No, it's flat out bigotry. There can be no observation of something that does not exist. This is no different than black skin, flat nose, and thick lips indicates low intelligence. Moreover, attributing his/your own bigoted opinion to everyone in the U.K. is typical of a bigot.


This after mocking Gacela when he thought she was American,

I never thought she was an American. I made a comparison between her absurdity (paraphrasing: that everyone should speak the same regular English) and another absurdity {"That Americans should have American names.") That she and you are irony-challenged should not have come as a surprise to me.

then retreating when he realized she wasn't. Now he's accusing Dill of what appears to be bigotry against white men -- a rather odd claim, but there you have it. I believe I am also being accused of something,

...That you and he speak politically-correct (antiwhite(ness) and feminist) bigotry in your opinions, and, again, that you and he don't even know what I am talking about should come as no surprise because, more or less, within the meaning of 'bigotry' is ignorance and under-powered IQ.

Re: Snuck vs Sneaked

Charles_F_Bell wrote:

There is no need to correct anyone's grammar/punctuation on an internet forum in which proofreading is not requested unless the meaning is unclear. Doing so invariably means you have nothing else, or ever anything relevant, to say. ....

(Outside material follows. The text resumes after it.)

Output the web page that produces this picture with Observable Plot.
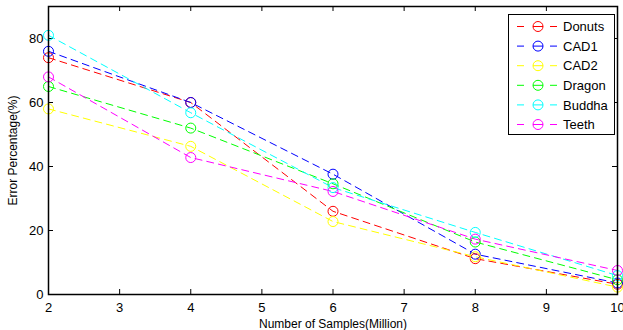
<!DOCTYPE html>
<html><head><meta charset="utf-8">
<script src="https://cdn.jsdelivr.net/npm/d3@7"></script>
<script src="https://cdn.jsdelivr.net/npm/@observablehq/plot@0.6"></script>
<style>
body{margin:0;background:#fff;font-family:"Liberation Sans",Arial,sans-serif}
#wrap{position:relative;width:623px;height:330px}
#legend{position:absolute;left:508px;top:14px}
</style>
</head><body><div id="wrap"></div>
<script>
const samples = [2, 4, 6, 8, 10];
const seriesNames = ["Donuts", "CAD1", "CAD2", "Dragon", "Buddha", "Teeth"];
const seriesColors = ["#ff0000", "#0000ff", "#ffff00", "#00ff00", "#00ffff", "#ff00ff"];
const donuts = [74, 60, 26, 11.2, 3.2];
const cad1   = [76, 60, 37.6, 12.6, 3.6];
const cad2   = [58, 46.3, 22.8, 11.8, 2.3];
const dragon = [65, 52, 34.6, 16.4, 4.6];
const buddha = [81, 56.8, 33.4, 19.4, 5.9];
const teeth  = [68, 42.8, 32.2, 17.3, 7.5];
const xTicks = [2, 3, 4, 5, 6, 7, 8, 9, 10];
const yTicks = [0, 20, 40, 60, 80];

const seriesValues = [donuts, cad1, cad2, dragon, buddha, teeth];
const data = seriesNames.flatMap((name, i) =>
  samples.map((x, j) => ({series: name, color: seriesColors[i], x, y: seriesValues[i][j]})));

const W = 623, H = 330, mL = 48, mR = 6, mT = 6, mB = 36, tick = 5;
const innerW = W - mL - mR, innerH = H - mT - mB;
const font = '"Liberation Sans", Arial, sans-serif';
const chart = Plot.plot({
  width: W, height: H,
  marginLeft: mL, marginRight: mR, marginTop: mT, marginBottom: mB,
  style: {fontFamily: font, fontSize: "13px", color: "#000", background: "#fff"},
  x: {domain: [2, 10]},
  y: {domain: [0, 90]},
  marks: [
    Plot.axisX({ticks: xTicks, tickSize: 0, tickPadding: 8, fontSize: 13, label: "Number of Samples(Million)", labelAnchor: "center", labelOffset: 33, labelArrow: "none"}),
    Plot.axisY({ticks: yTicks, tickSize: 0, tickPadding: 5, fontSize: 13, label: "Error Percentage(%)", labelAnchor: "center", labelOffset: 40, labelArrow: "none"}),
    // inward ticks on all four sides
    Plot.ruleX(xTicks, {x: d => d, insetTop: innerH - tick, stroke: "#000"}),
    Plot.ruleX(xTicks, {x: d => d, insetBottom: innerH - tick, stroke: "#000"}),
    Plot.ruleY(yTicks, {y: d => d, insetRight: innerW - tick, stroke: "#000"}),
    Plot.ruleY(yTicks, {y: d => d, insetLeft: innerW - tick, stroke: "#000"}),
    ...seriesNames.map((name, i) => Plot.line(data.filter(d => d.series === name), {
      x: "x", y: "y", stroke: seriesColors[i], strokeWidth: 1, strokeDasharray: "7,5"})),
    ...seriesNames.map((name, i) => Plot.dot(data.filter(d => d.series === name), {
      x: "x", y: "y", r: 5, stroke: seriesColors[i], fill: "none", strokeWidth: 1})),
    Plot.frame({stroke: "#000", strokeWidth: 1.5})
  ]
});
d3.select(chart).selectAll("g[aria-label='x-axis label'] text, g[aria-label='y-axis label'] text").style("font-size", "12px");
const wrap = document.getElementById("wrap");
wrap.appendChild(chart);

// legend
const lw = 107, lh = 121, rowH = 19.6;
const leg = d3.create("svg").attr("id", "legend").attr("width", lw).attr("height", lh);
leg.append("rect").attr("x", 0.5).attr("y", 0.5).attr("width", lw - 1).attr("height", lh - 1)
  .attr("fill", "#fff").attr("stroke", "#000").attr("stroke-width", 1);
seriesNames.forEach((name, i) => {
  const cy = 12.5 + i * rowH;
  const g = leg.append("g").attr("transform", `translate(0,${cy})`);
  g.append("line").attr("x1", 9).attr("x2", 16).attr("stroke", seriesColors[i]);
  g.append("line").attr("x1", 42).attr("x2", 49).attr("stroke", seriesColors[i]);
  g.append("line").attr("x1", 25).attr("x2", 35).attr("stroke", seriesColors[i]);
  g.append("circle").attr("cx", 30).attr("r", 5).attr("fill", "none").attr("stroke", seriesColors[i]);
  g.append("text").attr("x", 55).attr("dy", "0.36em").attr("font-family", font).attr("font-size", 13).text(name);
});
wrap.appendChild(leg.node());
</script>
</body></html>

Yes! And thank you for supporting me on this. The issue is even more irritating when the person who, from an authoritative standpoint, feels the need to need to correct your grammar/punctuation on said internet forum, but actually displays worse grammar/punctuation indiscretions within their critique upon your own lesser grammatical indiscretions.   

Unless of course, you feel that there is no need to correct anyones grammar/punctuation delivery within contributions to an internet forum thread that is discussing  the correctness of grammar/punctuation? In which case very confused discussion would ensue.